Middle class Americans have multiple advantages, but one of the disadvantages we have is that we are able to delude ourselves into thinking that we have succeeded in arranging a fairly stable life for ourselves by working hard and following the rules and being honorable citizens. Very few of us have ever known truly desperate days.
When Jesus lived in the region of the Galilee in the occupied nation of Judea during the first third of the first century of the Common Era, he did not spend much time with folks like us. However, in the first third of the first century of the Common Era in Judea, there was virtually no class of people like us. Either Judeans were very rich, like the rich man in the parable, or they were very poor, like Lazarus and most of the Judean peasants.
It is sociologically important that Jesus began his Beatitudes by saying, “Blessed are the poor in spirit, for theirs is the kingdom of God.” He was speaking about the largest segment of the society in which he grew up, not the smallest, like the very rich, or the middle class, of whom there were none.

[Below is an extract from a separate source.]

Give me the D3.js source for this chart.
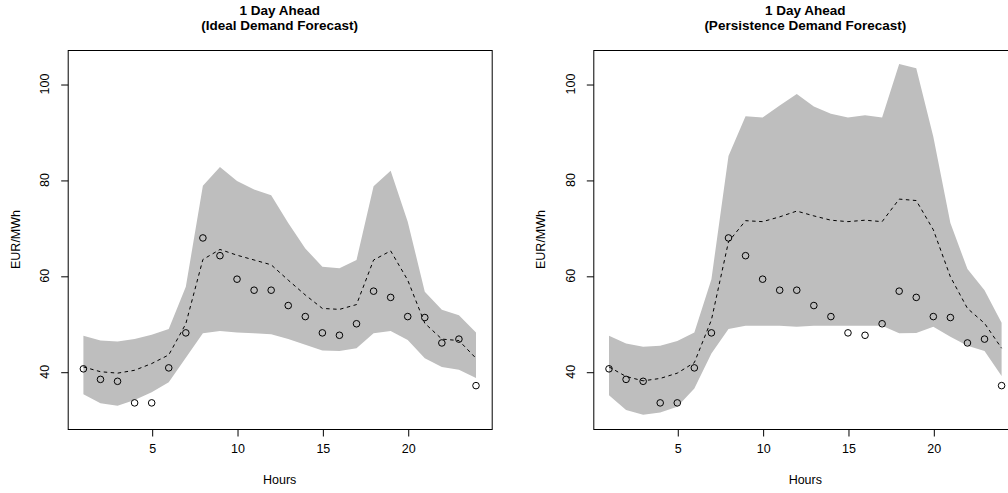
<!DOCTYPE html>
<html>
<head>
    <meta charset="utf-8">
    <title>1 Day Ahead forecasts</title>
    <script src="https://d3js.org/d3.v7.min.js"></script>
    <style>
        body { margin: 0; background: white; }
        svg { display: block; font-family: 'Liberation Sans', Arial, sans-serif; }
    </style>
</head>
<body>
<svg width="1008" height="493"></svg>

<script>
    // hours of the day
    let hours = d3.range(1, 25)

    // observed prices (circles), same in both panels
    let actual = [40.6, 38.4, 38.0, 33.5, 33.5, 40.8, 48.1, 67.9, 64.2, 59.3, 57.0, 57.0,
                  53.8, 51.5, 48.1, 47.6, 50.0, 56.8, 55.5, 51.5, 51.3, 46.0, 46.8, 37.1]

    // ideal demand forecast: median + band
    let idealMed = [41.0, 40.0, 39.7, 40.3, 41.7, 43.5, 50.0, 63.4, 65.5, 64.3, 63.3, 62.3,
                    59.1, 56.0, 53.2, 53.0, 54.0, 63.3, 65.2, 59.1, 50.1, 46.8, 46.5, 42.8]
    let idealLo = [35.3, 33.4, 32.9, 34.1, 35.7, 37.8, 42.9, 48.0, 48.5, 48.2, 48.0, 47.8,
                   46.8, 45.6, 44.4, 44.3, 44.9, 48.0, 48.5, 46.6, 42.8, 41.0, 40.4, 38.7]
    let idealHi = [47.5, 46.5, 46.3, 46.8, 47.7, 48.9, 57.7, 78.8, 82.7, 79.8, 78.0, 76.8,
                   71.0, 65.7, 61.9, 61.6, 63.3, 78.7, 81.9, 71.3, 56.7, 52.9, 51.8, 48.2]

    // persistence demand forecast: median + band
    let persMed = [41.0, 39.0, 38.1, 38.6, 39.7, 41.9, 50.8, 67.1, 71.5, 71.3, 72.3, 73.5,
                   72.5, 71.6, 71.3, 71.6, 71.3, 76.0, 75.7, 69.6, 59.8, 53.2, 50.1, 44.9]
    let persLo = [35.1, 32.0, 31.0, 31.5, 32.7, 36.5, 43.8, 48.9, 49.6, 49.6, 49.6, 49.4,
                  49.6, 49.6, 49.6, 49.6, 49.6, 48.0, 48.1, 49.4, 47.3, 45.4, 44.3, 39.1]
    let persHi = [47.5, 45.9, 45.2, 45.4, 46.4, 48.2, 59.3, 85.0, 93.3, 93.0, 95.5, 97.9,
                  95.3, 93.8, 93.0, 93.5, 93.0, 104.2, 103.3, 89.0, 71.0, 61.4, 57.0, 50.2]

    let xTicks = [5, 10, 15, 20]
    let yTicks = [40, 60, 80, 100]
    let titles = [
        ["1 Day Ahead", "(Ideal Demand Forecast)"],
        ["1 Day Ahead", "(Persistence Demand Forecast)"]
    ]

    let svg = d3.select("svg")

    let plotW = 424
    let plotTop = 50, plotBottom = 429

    // R style ranges: data range padded by 4%
    let xPad = (24 - 1) * 0.04
    let yMin = 30.98, yMax = 104.17
    let yPad = (yMax - yMin) * 0.04

    let y = d3.scaleLinear()
        .domain([yMin - yPad, yMax + yPad])
        .range([plotBottom, plotTop])

    function drawPanel(left, title, med, lo, hi) {

        let x = d3.scaleLinear()
            .domain([1 - xPad, 24 + xPad])
            .range([left, left + plotW])

        let g = svg.append("g")

        let area = d3.area()
            .x((d, i) => x(hours[i]))
            .y0((d, i) => y(lo[i]))
            .y1((d, i) => y(hi[i]))

        g.append("path")
            .attr("d", area(hours))
            .style("fill", "#bebebe")
            .style("stroke", "none")

        let line = d3.line()
            .x((d, i) => x(hours[i]))
            .y(d => y(d))

        g.append("path")
            .attr("d", line(med))
            .style("fill", "none")
            .style("stroke", "black")
            .style("stroke-width", 1)
            .style("stroke-dasharray", "3.5,3.5")

        g.selectAll(".pt")
            .data(actual)
            .join("circle")
            .attr("class", "pt")
            .attr("cx", (d, i) => x(hours[i]))
            .attr("cy", d => y(d))
            .attr("r", 3.3)
            .style("fill", "none")
            .style("stroke", "black")
            .style("stroke-width", 1)

        // box
        g.append("rect")
            .attr("x", left + 0.5)
            .attr("y", plotTop + 0.5)
            .attr("width", plotW)
            .attr("height", plotBottom - plotTop)
            .style("fill", "none")
            .style("stroke", "black")
            .style("stroke-width", 1)

        // x axis
        let xAxis = d3.axisBottom(x)
            .tickValues(xTicks)
            .tickSize(7)
            .tickPadding(8)

        g.append("g")
            .attr("transform", `translate(0.5,${plotBottom + 0.5})`)
            .call(xAxis)
            .call(a => a.select(".domain").remove())
            .call(a => a.selectAll("text")
                .attr("font-size", "12.5px")
                .attr("font-family", "'Liberation Sans', Arial, sans-serif")
                .attr("fill", "black"))

        // y axis, labels turned like R
        let yAxis = d3.axisLeft(y)
            .tickValues(yTicks)
            .tickSize(7)
            .tickFormat("")

        g.append("g")
            .attr("transform", `translate(${left + 0.5},0.5)`)
            .call(yAxis)
            .call(a => a.select(".domain").remove())

        g.selectAll(".ylab")
            .data(yTicks)
            .join("text")
            .attr("class", "ylab")
            .attr("transform", d => `translate(${left - 18.5},${y(d)}) rotate(-90)`)
            .attr("text-anchor", "middle")
            .attr("font-size", "12.5px")
            .text(d => d)

        let cx = left + plotW / 2

        g.append("text")
            .attr("x", cx).attr("y", 14.5)
            .attr("text-anchor", "middle")
            .attr("font-size", "13.5px")
            .attr("font-weight", "bold")
            .text(title[0])

        g.append("text")
            .attr("x", cx).attr("y", 29.5)
            .attr("text-anchor", "middle")
            .attr("font-size", "13.5px")
            .attr("font-weight", "bold")
            .text(title[1])

        g.append("text")
            .attr("x", cx).attr("y", 484)
            .attr("text-anchor", "middle")
            .attr("font-size", "12.5px")
            .text("Hours")

        g.append("text")
            .attr("transform", `translate(${left - 48},${(plotTop + plotBottom) / 2}) rotate(-90)`)
            .attr("text-anchor", "middle")
            .attr("font-size", "12.5px")
            .text("EUR/MWh")
    }

    drawPanel(67.7, titles[0], idealMed, idealLo, idealHi)
    drawPanel(593.3, titles[1], persMed, persLo, persHi)
</script>
</body>
</html>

Jesus’ heart always went out first to the least, the last, and the lost.
People such as we are can deceive ourselves into imaging that we have made provisions to last us until we die, and then we shall gladly enter eternity to be with God and all the others who have gone on before us. But our reliance on ourselves is, in the end, a delusion. The Spanish have a very sardonic proverb; “There are no pockets in a shroud.” We cannot take any security or any securities with us into the kingdom of God. God alone can bring us there, and His intention to do that has nothing to do with anything we have done for ourselves, but rather solely with what He has done for us.
“Blessed are the poor in spirit, for theirs is the kingdom of heaven.”